Dünyada bunca şey yaşanırken, Türkiye’ de AKP Hükümeti adeta diktatörlüğünü ilan etmiş, kendisinden olmayan, biat etmeyen tüm kesimleri korku cumhuriyetinde yaşamaya zorluyor.7 Haziran yenilgisini bir türlü sindiremeyen ve mücadele hattında oluşacak olası güçlenmeyi hedef alarak, korku ile sindirerek zayıflatmayı hedeflediği muhalefet cephesine dönük şiddeti artırdıkça arttırıyor. Geçtiğimiz hafta her biri kendi alanında uzun yıllardır mücadele ederek öncülük misyonu taşıyan 20 muhalif insanın altı yıl öncesine ait Kobane suçlamalarıyla gözaltı adı altında rehin alınması asla tesadüfi bir durum değildir. Rehin alınan insanların profilini incelediğimizde 7 Haziran sürecini getiren mücadele hattındaki çok renkliliği kolayca görebiliyoruz. Kadın Hakları mücadelesi yürütenden, Sinemacı –Sanatçı kimliğine, Türk, Kürt, Genç, Gzeteci -Aydın – Yazar – Ekolojist mücadele yürütene kadar çok renkli ve birbirinden farklı görünen insanlar. Devlet aklının mevcut AKP Hükümeti eliyle hedef aldığı salt kişilerden öte halkların Rızalık Bahçesi’ni yeniden yaratma umududur. Bir biçimde hayatımıza dokunan 20 insan tekçi akıl tarafından gözaltı adı altında rehin alındı avukat görüşmesi yapmaları yasaklandı, olağanüstü hal sürecinde yürürlüğe sokulan kararnameler uygulanıyor ve yine gözaltında tutuldukları yerde verilen yemekten zehirlendikleri haberi bir iki ajansa düştü. Diğer yandan yandaş medya bu gözaltıların farklı bağlantıları çıkacağından yani operasyonların genişleyeceğinden hatta Gezi Sürecine dokunacağından söz ediyor. Tüm bunlar karşısında bizler müthiş şaşkınız !!!Tekçi Devlet aklı tıpkı yıllardır yaptığı gibi gerek fiziksel gerekse psikolojik baskı ve işkence ile yıldırmaya – korkutarak geri adım attırmaya dolayısıyla biat ettirmeye çalışıyor. Bu durumda bir gariplik yok, büyük olasılıkla gün geçtikçe de şiddetini yaygınlaştırarak arttıracak çünkü Türk –İslam Sentezinin son halkası olan aktörler kendilerine verilen rolü gerçekleştiremeden, bin yıllık müthiş projeyi gerçekleştiremeden kaybediyor.

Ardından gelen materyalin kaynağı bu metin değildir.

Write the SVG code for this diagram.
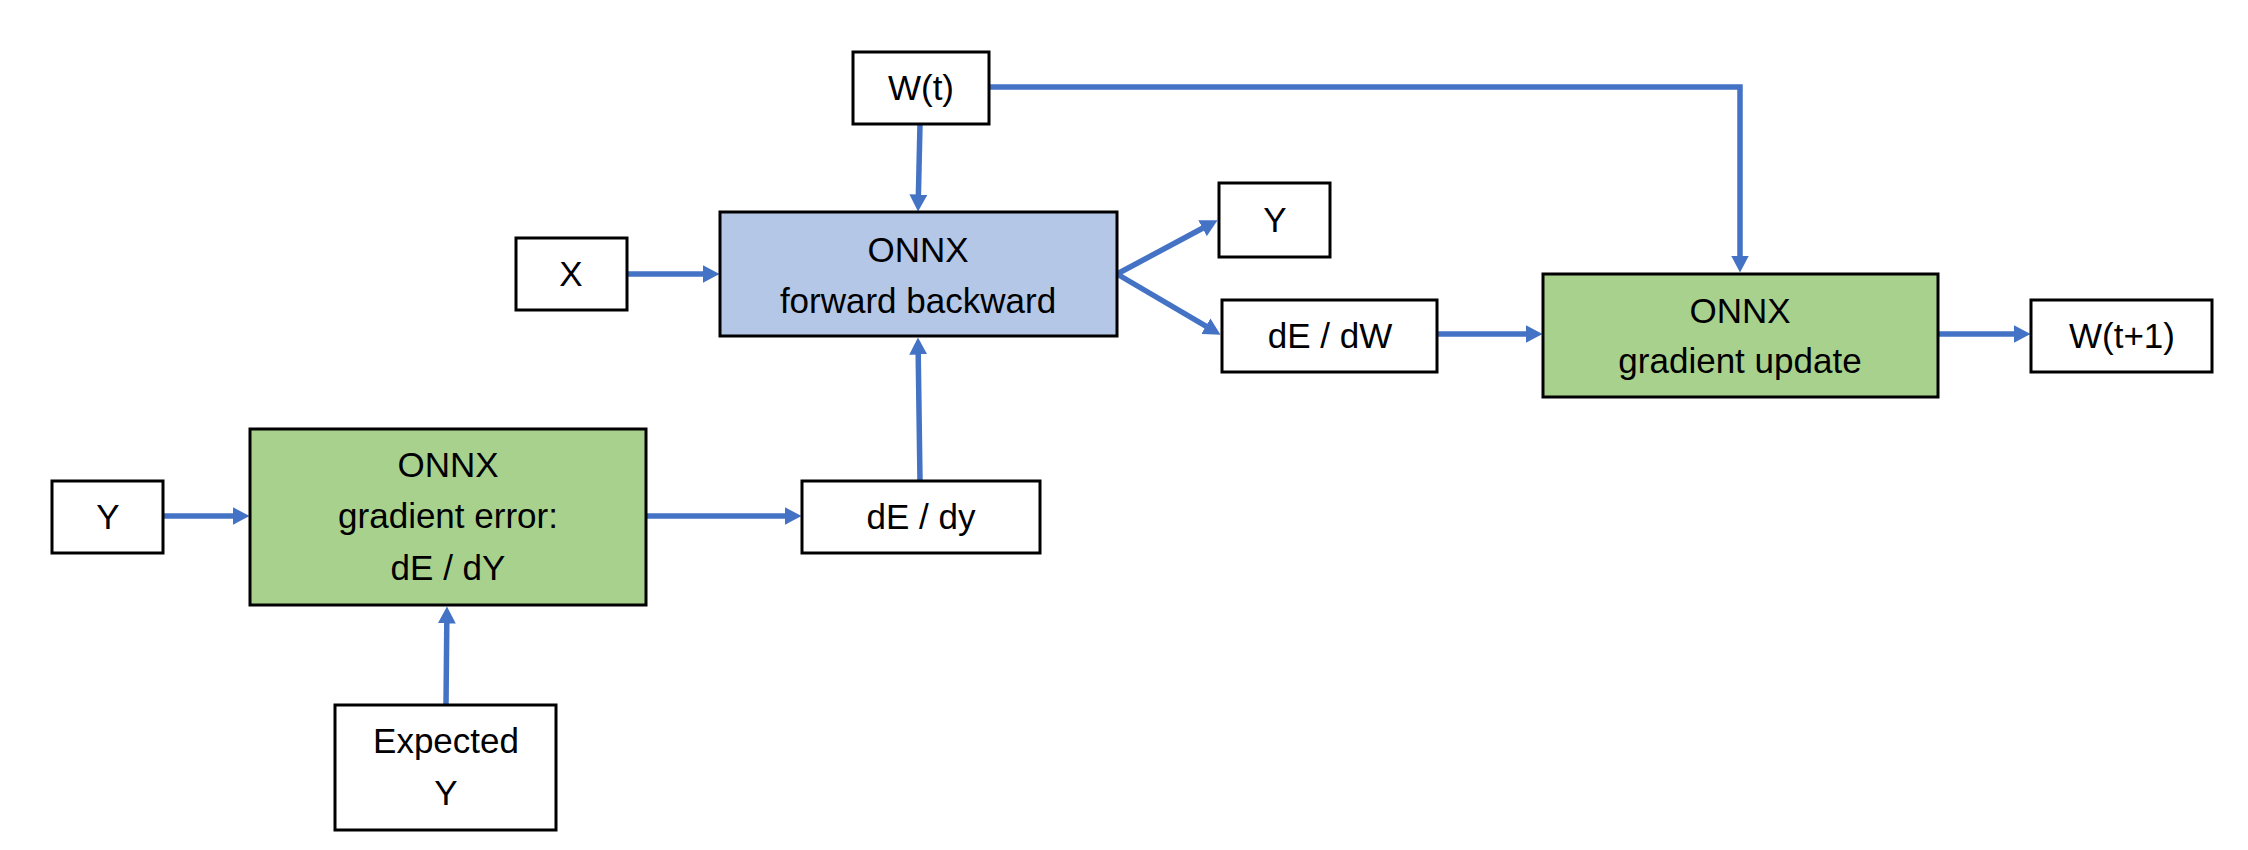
<svg xmlns="http://www.w3.org/2000/svg" width="2248" height="850" viewBox="0 0 2248 850">
<style>
.box{fill:#ffffff;stroke:#000000;stroke-width:3}
.blue{fill:#B4C7E7;stroke:#000000;stroke-width:3}
.green{fill:#A9D18E;stroke:#000000;stroke-width:3}
.t{font-family:"Liberation Sans",Arial,sans-serif;font-size:35px;fill:#000000;text-anchor:middle}
.c{fill:none;stroke:#4472C4;stroke-width:5.5;marker-end:url(#ah)}
</style>
<defs>
<marker id="ah" markerUnits="userSpaceOnUse" markerWidth="18" markerHeight="18" refX="0.5" refY="9" orient="auto">
<path d="M0,0 L17,9 L0,18 z" fill="#4472C4"/>
</marker>
</defs>
<rect width="2248" height="850" fill="#ffffff"/>
<g id="connectors">
<line class="c" x1="920" y1="124" x2="918.4" y2="195"/>
<line class="c" x1="627" y1="274" x2="703" y2="274"/>
<polyline class="c" points="989,87 1740,87 1740,256"/>
<line class="c" x1="1117" y1="274" x2="1203" y2="228"/>
<line class="c" x1="1117" y1="274" x2="1206.3" y2="326.4"/>
<line class="c" x1="1437" y1="334" x2="1526" y2="334"/>
<line class="c" x1="1938" y1="334" x2="2014" y2="334"/>
<line class="c" x1="163" y1="516" x2="233" y2="516"/>
<line class="c" x1="646" y1="516" x2="785" y2="516"/>
<line class="c" x1="920" y1="481" x2="918.2" y2="354"/>
<line class="c" x1="446" y1="705" x2="446.8" y2="623"/>
</g>
<g id="wt"><rect class="box" x="853" y="52" width="136" height="72"/><text class="t" x="921" y="100">W(t)</text></g>
<g id="x"><rect class="box" x="516" y="238" width="111" height="72"/><text class="t" x="571" y="286">X</text></g>
<g id="fwdbwd"><rect class="blue" x="720" y="212" width="397" height="124"/><text class="t" x="918" y="262">ONNX</text><text class="t" x="918" y="313">forward backward</text></g>
<g id="yout"><rect class="box" x="1219" y="183" width="111" height="74"/><text class="t" x="1275" y="232">Y</text></g>
<g id="dedw"><rect class="box" x="1222" y="300" width="215" height="72"/><text class="t" x="1330" y="348">dE / dW</text></g>
<g id="update"><rect class="green" x="1543" y="274" width="395" height="123"/><text class="t" x="1740" y="323">ONNX</text><text class="t" x="1740" y="373">gradient update</text></g>
<g id="wt1"><rect class="box" x="2031" y="300" width="181" height="72"/><text class="t" x="2122" y="348">W(t+1)</text></g>
<g id="yin"><rect class="box" x="52" y="481" width="111" height="72"/><text class="t" x="108" y="529">Y</text></g>
<g id="error"><rect class="green" x="250" y="429" width="396" height="176"/><text class="t" x="448" y="477">ONNX</text><text class="t" x="448" y="528">gradient error:</text><text class="t" x="448" y="580">dE / dY</text></g>
<g id="dedy"><rect class="box" x="802" y="481" width="238" height="72"/><text class="t" x="921" y="529">dE / dy</text></g>
<g id="expected"><rect class="box" x="335" y="705" width="221" height="125"/><text class="t" x="446" y="753">Expected</text><text class="t" x="446" y="805">Y</text></g>
</svg>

Firik Dede’nin söylediği gibi ‘ haramiler yaşadıkları hiçbir şeyi hazmetmedi, kendi fıtratlarına sadık kaldı’ Bu mana ile baktığımızda son yıllarda yaşanılanları ne tez unuttuk ki şaşkınlık içerisinde izliyoruz olan biteni. Bu akıl değilmiydi Rızalık Bahçesine girdiği andan bugüne bağı bostanı talan ederek kana boğan, elindeki kanı kurumamışken duracağını ummak neden ? İstila – yağma – talan ve katliamlarla yazılmış düzmece bir tarih yazını olduğunu göz önüne alınca şaşırıyor olmanıza şaşırmamak elde değil açıkçası! Katliamcı bir zihniyetle karşı karşıya iken beklentimiz ne olmalıydı diye sormadan edemiyorum. Elbette kan ve katliam ile inşa edilerek bugüne gelen, halihazırla kendisinden olmayan tüm etnisitelere ölümden ölüm beğeni dayatan zihniyetin uyguladığı vahşete alışmayalım, kanıksamıyalım olan biteni ancak tanıyalım. Çünkü düşmanını tanımayanlar olası saldırılara karşın koruma reflexsilerini yitirirler ! Evet ne yazık ki Alevi Toplumunun getirildiği ve günümüzde de özellikle tutulduğu araf budur, düşmanını tanımama hali.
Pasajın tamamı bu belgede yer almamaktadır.